50G PON represents a significant improvement in bandwidth availability and latency over today’s 10Gbps technologies. However, these benefits don’t come without their challenges. The biggest technical challenges are in the PHY layer. Specifically, the optical power budget required, dispersion penalty, and intersymbol interference (ISI) are all potential hazards in 50G PON systems. As bandwidth increases, overall performance typically declines, especially when the existing ODN defines a 32dB power budget. The use of DSP technology can reduce or eliminate these PHY layer issues. However, previous PON technologies did not use DSPs, so operators will want to test this thoroughly and ensure that point-to-multipoint communications between the OLT port and ONTs are occurring as expected and without error. The DSPs specifically help to reduce the dispersion and bandwidth limitation penalty, as well ensuring that lower-bandwidth GPON and XGS-PON ONTs are supported more efficiently.

At this point, current 50G prototypes are asymmetric, delivering 50G downstream and either 25G or 12.5G upstream. Though system vendors are working through the best options for delivering consistent, symmetric speeds and have already delivered some prototypes using semiconductor optical amplifiers (SOA) and FPGA-based DSPs, the ITU-T SG15 agreed back in September 2022 to further study the options for delivering symmetric speeds. Clearly, operators would prefer a symmetric option as early as possible. But the dramatic increase in downstream bandwidth and billboard speeds should more than suffice until the upstream technologies and components have been standardized and implemented in OLTs and ONTs.

 

Opportunities Continue to Grow

Though early, Dell’Oro Group believes total 50G-PON equipment revenue will increase from less than $3M in 2023 to $1.5B in 2027. Much more significant growth is expected after 2027, as operators begin to evolve their 10Gbps PON networks to next-generation technologies (Figure 2).

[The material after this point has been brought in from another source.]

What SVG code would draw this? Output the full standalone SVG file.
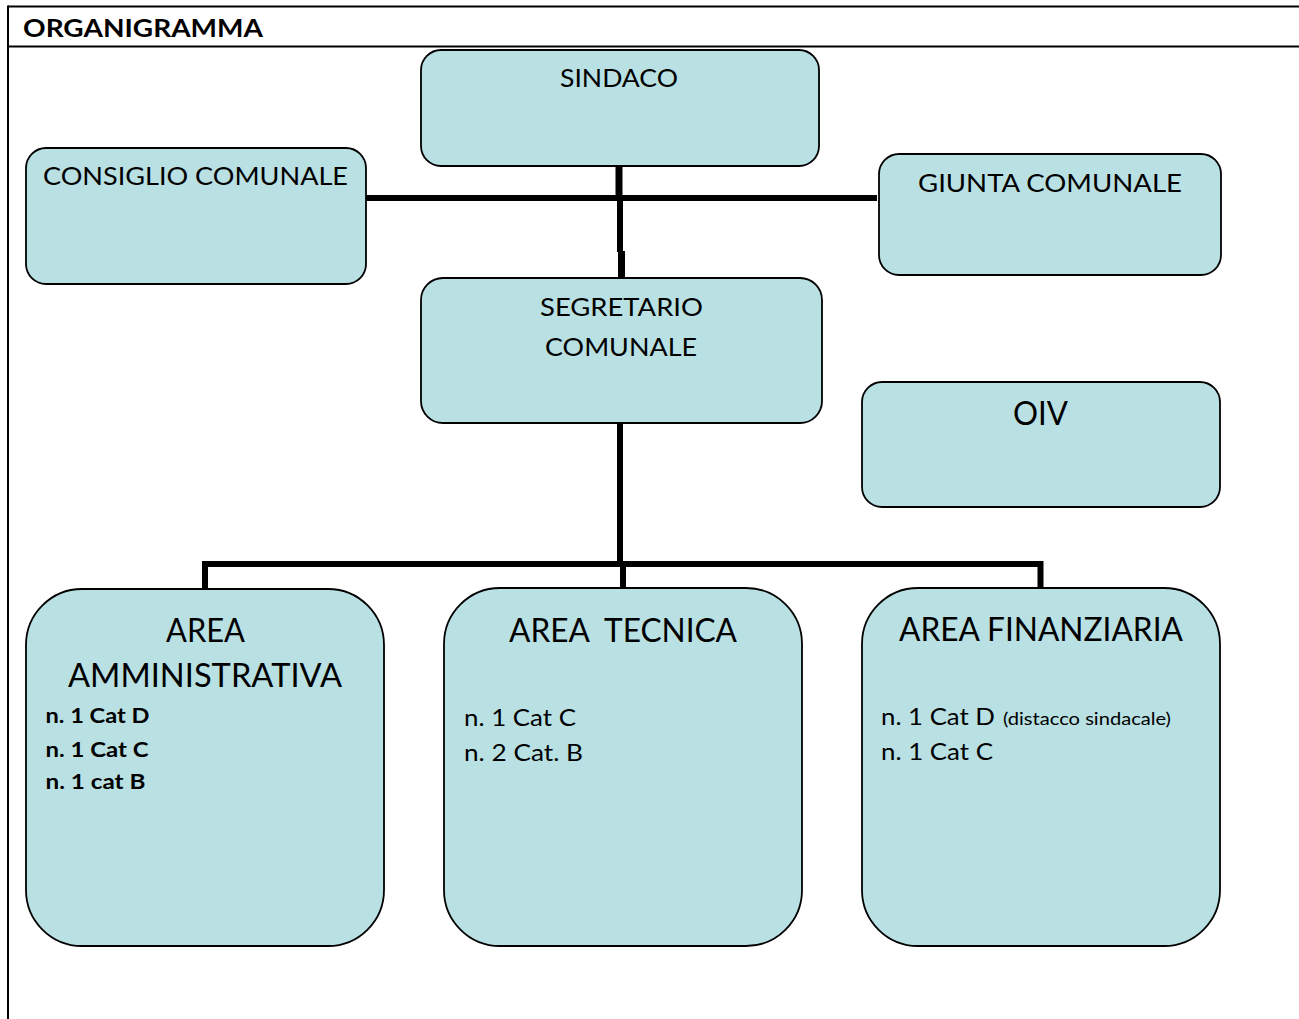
<svg xmlns="http://www.w3.org/2000/svg" width="1299" height="1019" viewBox="0 0 1299 1019">
<style>
.box{fill:#B9E0E3;stroke:#000;stroke-width:1.8}
.t{font-family:Lato,"Liberation Sans",sans-serif;fill:#000}
.c{stroke:#000;fill:none;stroke-linecap:butt}
</style>
<rect x="0" y="0" width="1299" height="1019" fill="#fff"/>
<g id="frame">
<line x1="8" y1="6.5" x2="1299" y2="6.5" stroke="#000" stroke-width="2"/>
<line x1="8" y1="46.5" x2="1299" y2="46.5" stroke="#000" stroke-width="2"/>
<line x1="8" y1="5.5" x2="8" y2="1019" stroke="#000" stroke-width="2"/>
<text class="t" x="23" y="37" font-size="25" font-weight="bold" textLength="240" lengthAdjust="spacingAndGlyphs">ORGANIGRAMMA</text>
</g>
<g id="connectors">
<line class="c" x1="619" y1="166" x2="619" y2="199" stroke-width="7"/>
<line class="c" x1="366" y1="198" x2="877" y2="198" stroke-width="6"/>
<line class="c" x1="620" y1="198" x2="620" y2="252" stroke-width="6"/>
<line class="c" x1="621.5" y1="251" x2="621.5" y2="279" stroke-width="7"/>
<line class="c" x1="620" y1="423" x2="620" y2="567" stroke-width="6"/>
<polyline class="c" points="205,589 205,564 1040.5,564 1040.5,589" stroke-width="6"/>
<line class="c" x1="623" y1="564" x2="623" y2="589" stroke-width="6"/>
</g>
<g id="sindaco">
<rect class="box" x="421" y="50" width="398" height="116" rx="20"/>
<text class="t" x="619" y="87" font-size="25.5" text-anchor="middle" textLength="118" lengthAdjust="spacingAndGlyphs">SINDACO</text>
</g>
<g id="consiglio">
<rect class="box" x="26" y="148" width="340" height="136" rx="20"/>
<text class="t" x="195.5" y="185" font-size="25.5" text-anchor="middle" textLength="305" lengthAdjust="spacingAndGlyphs">CONSIGLIO COMUNALE</text>
</g>
<g id="giunta">
<rect class="box" x="879" y="154" width="342" height="121" rx="20"/>
<text class="t" x="1050" y="192" font-size="25.5" text-anchor="middle" textLength="264" lengthAdjust="spacingAndGlyphs">GIUNTA COMUNALE</text>
</g>
<g id="segretario">
<rect class="box" x="421" y="278" width="401" height="145" rx="22"/>
<text class="t" x="621.5" y="316" font-size="25.5" text-anchor="middle" textLength="163" lengthAdjust="spacingAndGlyphs">SEGRETARIO</text>
<text class="t" x="621" y="356" font-size="25.5" text-anchor="middle" textLength="152" lengthAdjust="spacingAndGlyphs">COMUNALE</text>
</g>
<g id="oiv">
<rect class="box" x="862" y="382" width="358" height="125" rx="20"/>
<text class="t" x="1040.5" y="425" font-size="32.5" text-anchor="middle" textLength="55" lengthAdjust="spacingAndGlyphs">OIV</text>
</g>
<g id="area-amministrativa">
<rect class="box" x="26" y="589" width="358" height="357" rx="56"/>
<text class="t" x="205.5" y="642" font-size="32.5" text-anchor="middle" textLength="79" lengthAdjust="spacingAndGlyphs">AREA</text>
<text class="t" x="205" y="687" font-size="32.5" text-anchor="middle" textLength="274" lengthAdjust="spacingAndGlyphs">AMMINISTRATIVA</text>
<text class="t" x="45.5" y="723" font-size="21.5" font-weight="bold" textLength="104" lengthAdjust="spacingAndGlyphs">n. 1 Cat D</text>
<text class="t" x="45.5" y="757" font-size="21.5" font-weight="bold" textLength="103" lengthAdjust="spacingAndGlyphs">n. 1 Cat C</text>
<text class="t" x="45.5" y="789" font-size="21.5" font-weight="bold" textLength="100" lengthAdjust="spacingAndGlyphs">n. 1 cat B</text>
</g>
<g id="area-tecnica">
<rect class="box" x="444" y="588" width="358" height="358" rx="56"/>
<text class="t" x="623" y="642" font-size="32.5" text-anchor="middle" xml:space="preserve" textLength="228" lengthAdjust="spacingAndGlyphs">AREA  TECNICA</text>
<text class="t" x="464" y="726" font-size="22.5" textLength="112" lengthAdjust="spacingAndGlyphs">n. 1 Cat C</text>
<text class="t" x="464" y="761" font-size="22.5" textLength="119" lengthAdjust="spacingAndGlyphs">n. 2 Cat. B</text>
</g>
<g id="area-finanziaria">
<rect class="box" x="862" y="588" width="358" height="358" rx="56"/>
<text class="t" x="1041" y="641" font-size="32.5" text-anchor="middle" textLength="284" lengthAdjust="spacingAndGlyphs">AREA FINANZIARIA</text>
<text class="t" x="881" y="725" font-size="22.5" textLength="114" lengthAdjust="spacingAndGlyphs">n. 1 Cat D</text>
<text class="t" x="1003" y="725" font-size="17" textLength="168" lengthAdjust="spacingAndGlyphs">(distacco sindacale)</text>
<text class="t" x="881" y="760" font-size="22.5" textLength="112" lengthAdjust="spacingAndGlyphs">n. 1 Cat C</text>
</g>
</svg>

Beyond being able to anticipate future bandwidth growth coming from consumer applications such as VR, AR, online gaming, videoconferencing, and 8k video, 50G PON positions operators to address business services. Specifically, 50G PON allows a provider to offer four 10G Ethernet connections, split among multiple businesses. Additionally, 50G PON is ideal for POL (Passive Optical LAN) deployments, where fiber can be run to the desktop and deliver connectivity with less power, rack space, and less cooling than traditional point-to-point Ethernet architectures.

Figure 2: Worldwide 50Gbps PON Equipment Revenue

Figure 2: Worldwide 50Gbps PON Equipment Revenue

 

Similarly, 50G PON has applications in the backhaul of public Wi-Fi hotspots as well as private wireless LANs, both of which will see significant bandwidth growth with the availability and deployment of Wi-Fi 6E and Wi-Fi 7. Wi-Fi 6E allows individual subscribers to burst to 9.6Gbps while Wi-Fi 7 quadruples that throughput to nearly 40Gbps. Additionally, the Wi-Fi 7 standard defines extremely low levels of latency and jitter, which the evolving 50G PON standard is also incorporating.

Finally, as operators continue to converge their residential, business, and wholesale fiber networks onto a single ODN, 50G PON is envisioned as the universal technology to deliver services across those networks. Mobile midhaul and fronthaul applications, expanding IoT devices and services, wholesale fiber access to macrocells, backhaul of fixed wireless access (FWA) nodes—all of these can in theory be delivered using 50G PON. Other applications and use cases are certain to emerge as operators continue to reap the benefits of converting their disparate networks onto a shared ODN, with throughput and services delivered via 50G PON.